Shortly after this drawing comes a plan dated 27 November 1935, to move the convention hall to its own site. [Fig.6] There is only one street named Wayne in New York City and that is Wayne Avenue in the north Bronx, in the Norwood section just below the Woodlawn Cemetery. From 1934–1937, Moses, as commissioner of New York City Parks, was active in this area with the construction of the Williamsbridge Oval, a large recreational facility. As a design, the convention hall also would not have seemed out of place at the 1939 World’s Fair in Queens, then entering a planning phase. The area was also at this time the site of sports facilities for Columbia University, including a track called the Columbia Oval, famous for being the finish line of the first US Olympic marathon trial in 1898. While the area seems unlikely as this site in the early twenty first century, it might not have been then. However, the site does seem unpromising as a convention centre, given its distance from businesses in midtown Manhattan, although the suburban trains have a stop nearby. More research is needed to determine the site intended for this project. As for the Convention Hall, Moses’ efforts did not end until the construction in 1950 of the Coliseum at Columbus Circle, a dreary structure that went mostly unlamented when it was demolished in 1986 to make way for SOM’s Time-Warner Building. [9] To further tie these sites together, Morris and O’Connor also designed a proposed music building in 1935 for Columbus Circle, which was ultimately rejected. [Fig.7]

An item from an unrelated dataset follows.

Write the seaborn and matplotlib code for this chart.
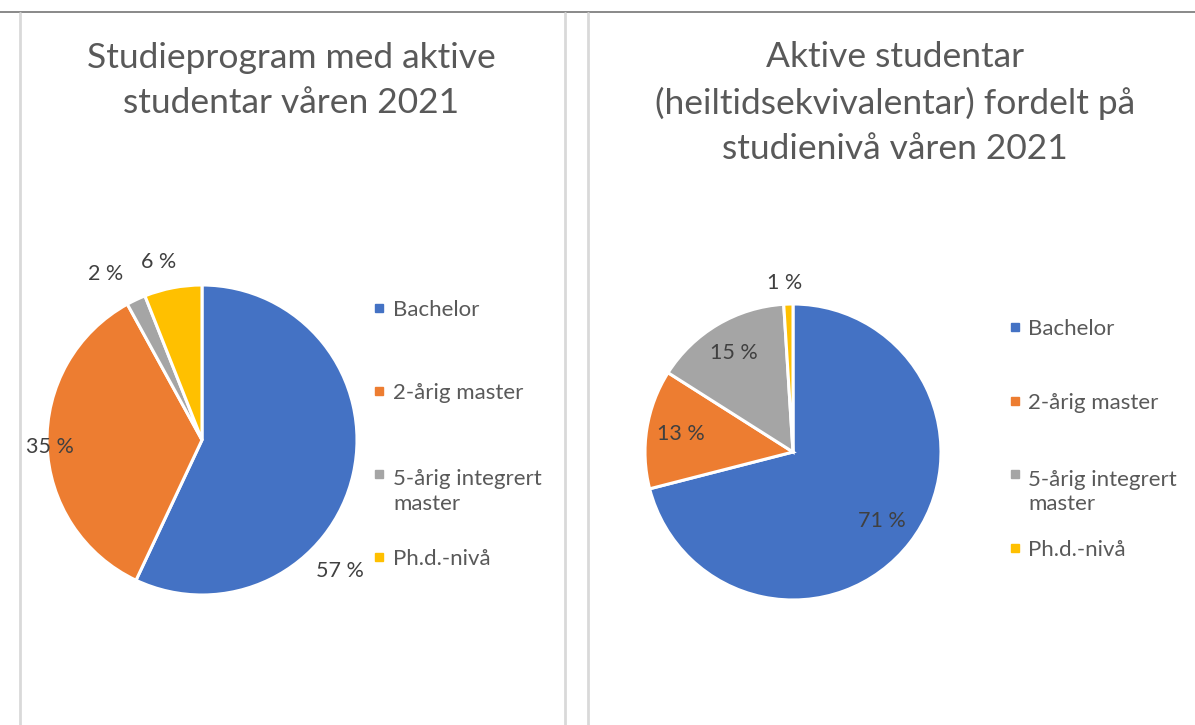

Then, on 1 September 1936, come two drawings in association with Wallace Harrison & Andre Fouilhoux, drawings N and Q. [Fig.8 and 9] In the Harrison collection at Avery, there is a Hugh Ferriss rendering dated a few years later in 1939 for a Sixth Avenue Plaza for the Opera indicating that there was also a continued search for a site in the Rockefeller Center area and before the commercial development of Sixth Avenue. The orientation of the plan is west at the top and north-south from side to side to judge from the size of the street openings, which is the same orientation as Rockefeller Center. Five buildings of various sizes are wedged around a central court and garden. They back up against existing buildings which makes for irregular building footprints and an awkward urban plan. The brownstones on Sixth Avenue in the Chester Price rendering would have been demolished for new buildings, as the plan indicates. In addition to Rockefeller Center proper, there were other buildings under construction in the area, such as the Rockefeller Apartments in 1936 on West 54th (also by Harrison) and the new Museum of Modern Art in 1939, founded by Abby Aldrich Rockefeller, wife of John D. Rockefeller. One project was the design of a mid-block street connecting Rockefeller Center to the museum, but that never went far. So drawings for an arts centre on Sixth Avenue were an additional output from the architects’ desks.
The final drawing is unsigned and unlabeled, but it is readily identified by the outline of the Cathedral of St. John the Divine and the curve of Riverside Drive. [Fig.10] It is the area bounded by Riverside Drive to Morningside Drive from 110th Street to 113th Street. The centre court of the Morris’s complex faces the western facade of the Cathedral and the smaller buildings belonging to that complex. The music or arts centre (since it is not labeled) rests on land owned again by Columbia University. By the 1930s, this area was built up with apartment buildings that would have been demolished to make way for this centre. It was not the only time that Columbia would consider doing this. With Low Library facing south, McKim’s original design was conceived as the university facing the city and in the early 20th century there are designs for a large building on 114th Street facing south. In the 1930s plans were started for Butler library and the connection south from the library to the city again was considered in that project. Could the University have thought about expanding with a cultural centre? Both the Juilliard School and the Manhattan School of Music have connections to Columbia and had locations on Morningside Heights. As late as the 1960s, Columbia’s institutional architect developed a plan about creating another internal courtyard below 114th Street. [10]
While these drawings are not the most glamorous works, they do illuminate one part of a New York design story. Large archives often contain these types of drawings, which may not grab the eye upon first meeting. But a close examination of the drawings themselves reveals important facts and possibilities. The Avery acquisition of 2013 came from the collection of the late Eli Buk, a devotee extraordinaire of scientific instruments, which he rented out for theatrical and film productions. He was a collector who understood the mystery of artifacts and acquired what appealed to him. As a New Yorker, he knew that anything to do with Rockefeller Center was of value. Major projects produce many documents which may be dispersed among multiple archives and large archives often contain these types of drawings that form an in-depth record of architects’ efforts. Objects like these six drawings often are missing links in a long history that otherwise might recede from view.
Notes
- Daniel Okrent, Great Fortune: The Epic of Rockefeller Center (New York: Viking Press, 2003). pp. 8-9.
- See The New York Preservation Archive Project.
- Drawings for this site are part of the Morris collection at Avery Library.
- See Columbia’s website.
- Okrent, p.131.
- Ibid., p.132.
- Ibid., p.130.
- See The New York Times.
- See The New York Times.
- Barry Bergdoll, Hollee Haswell, and Janet Parks, Mastering McKim’s Plan (New Rork: Wallach Art Gallery, 1997), fig.74 and 121.